Sunday, January 26, 2014

#marriagemonday: Are You Asking The Right Questions?

Isn't it funny how a single question can destroy your whole mood or lighten your whole day?

I was reading an article posted by The Huffington Post and it took me directly to a Saturday morning mishap.
The article, The Questions That Will Save Your Relationships, addresses how a simple question like, "How was your day?" can wreak havoc in your marriage, parenting or day to day relationships.

Questions are funny because when they are too broad, they leave you overwhelmed; trying to put all your emotions into a simple sentence. Yet, when they are too direct, they can leave you feeling inadequate and unprepared. There is an art, like most things in life, to asking the proper questions.

Saturday morning I was working out in the front room. It's difficult to squeeze in a workout when the Saturday morning chaos is alive and well. But, I was making it happen. Nineteen minutes into my 30-minute video is when one question destroyed my mood.

"Honey, do you have a list started for the store yet?"

He asked the question so kindly and without judgment. Yet, my emotions went straight to assuming inadequacy. It was Saturday morning. Our weekend was full of events ... wrestling practice, two basketball games, a wrestling tournament and a date night. All great stuff. But, life needed to happen too- cleaning, laundry, store, homework, etc. I SHOULD have had a list started.  

I rolled my eyes (in disgust with myself) and said in a frustrated tone, "No, I haven't started a list yet."

He took it personally and in turn, lashed out with disappointment in the way I was treating him. In his defense, whenever he asks me to get something at the store, I remind him to put it on the list because there is no way it will stick in my brain with the million other things I am trying to keep track of.

I tossed the workout weights down, grabbed the remote and clicked the TV off (slamming it down for effect as well) and stopped the DVD player quite abruptly.

It was a simple question. What the hell was my problem?

Instead of saying calmly to my hubby that I hadn't gotten a chance to make a list yet or think about what was needed at the store, I started beating myself up for not being better prepared (and made him feel like crap in the meantime).

We must weigh our questions heavily before asking and we must take a breath before answering negatively.

There was nothing wrong with his question. However, there was something wrong with the way I answered and the flood of emotions that went with his simple question.

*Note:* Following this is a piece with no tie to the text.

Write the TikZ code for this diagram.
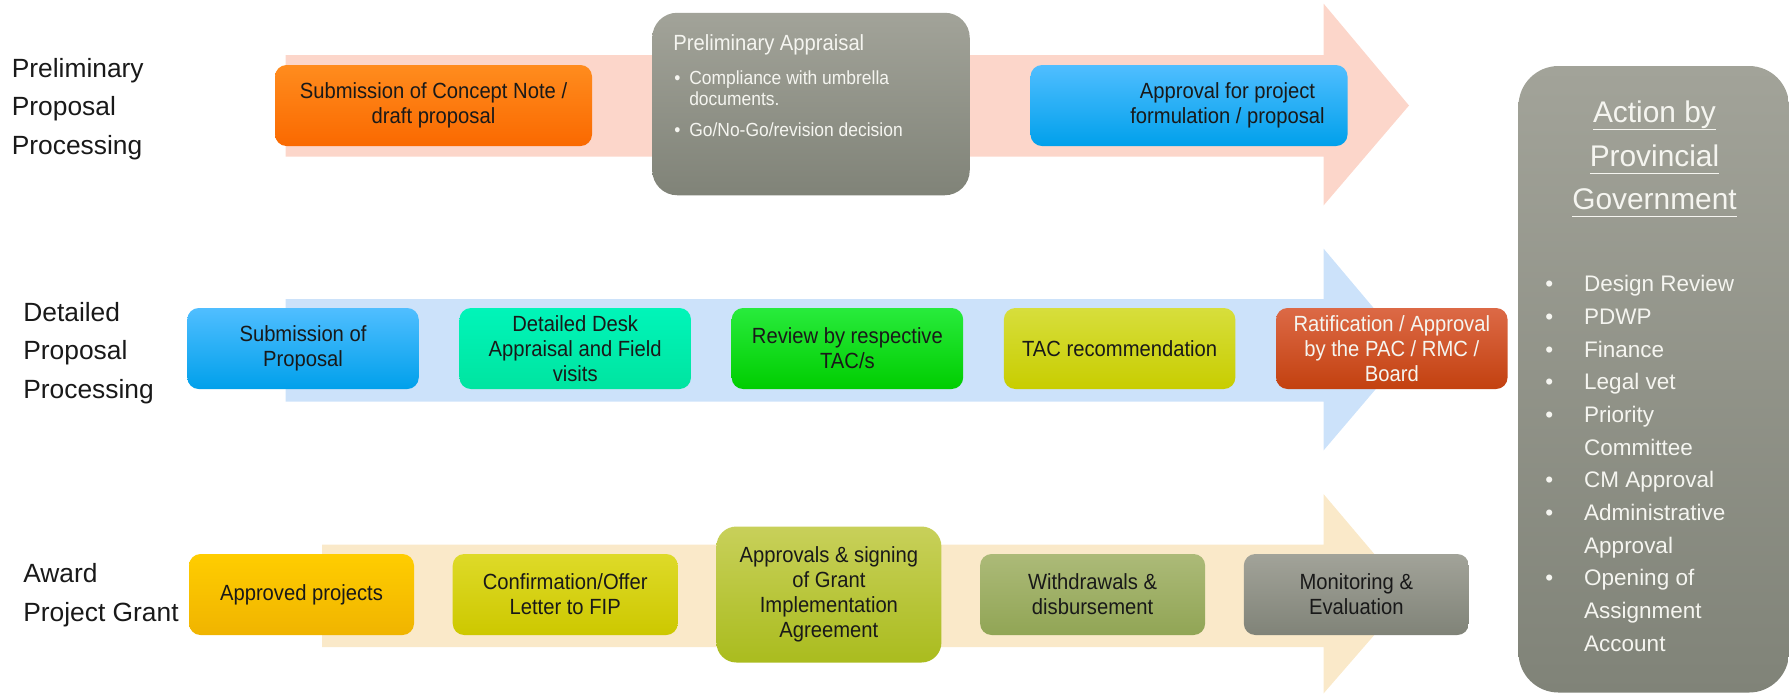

The article I referred to earlier did such a phenomenal job of addressing the emotions that fill our hearts and minds when trying to answer simple questions. What if we were more thoughtful in our questions and more honest in our answers?

This #marriagemonday, concentrate on your questioning. Allow your spouse a chance to answer a question that won't leave him/her feeling overwhelmed. Instead of focusing on a whole day, find out about specific moments. Instead of only allowing a sentence or two for an answer, give time for elaboration. Place less judgment on each other, but also on yourself.

What's something that happened this weekend that made you feel loved by your spouse? Take time to tell him or her.

When was a moment this past weekend that you felt lonely? Share why in the midst of a relationship, you can still feel all alone.

What about your family has made you feel proud recently? Allow that moment to settle in your heart and mind and make sure to share that with the people who made it happen.

My husband I recovered from our morning mishap shortly after it happened ... though it's critical to realize the mishap could have been avoided completely. Asking thoughtful questions is just part of the equation; sharing honestly will give you the complete and correct answer.

I'll leave you with a difficult question to answer (see photo below)! Know there is no judgment in what fills your snapshot and remember my #fridayfolly ... our life is like a canvas. You're encouraged to throw as much color (and emotions into it as you can)! Have an awesome week. Take time to really LOVE those special people in your life- they are too precious to waste a single moment not appreciating the treasures they are!



 Thoughtful questions & honest answers lead to successful relationships. 

Enjoy the journey you have been blessed with, love the people in your life, smile :) and remember, 'It's Okay'.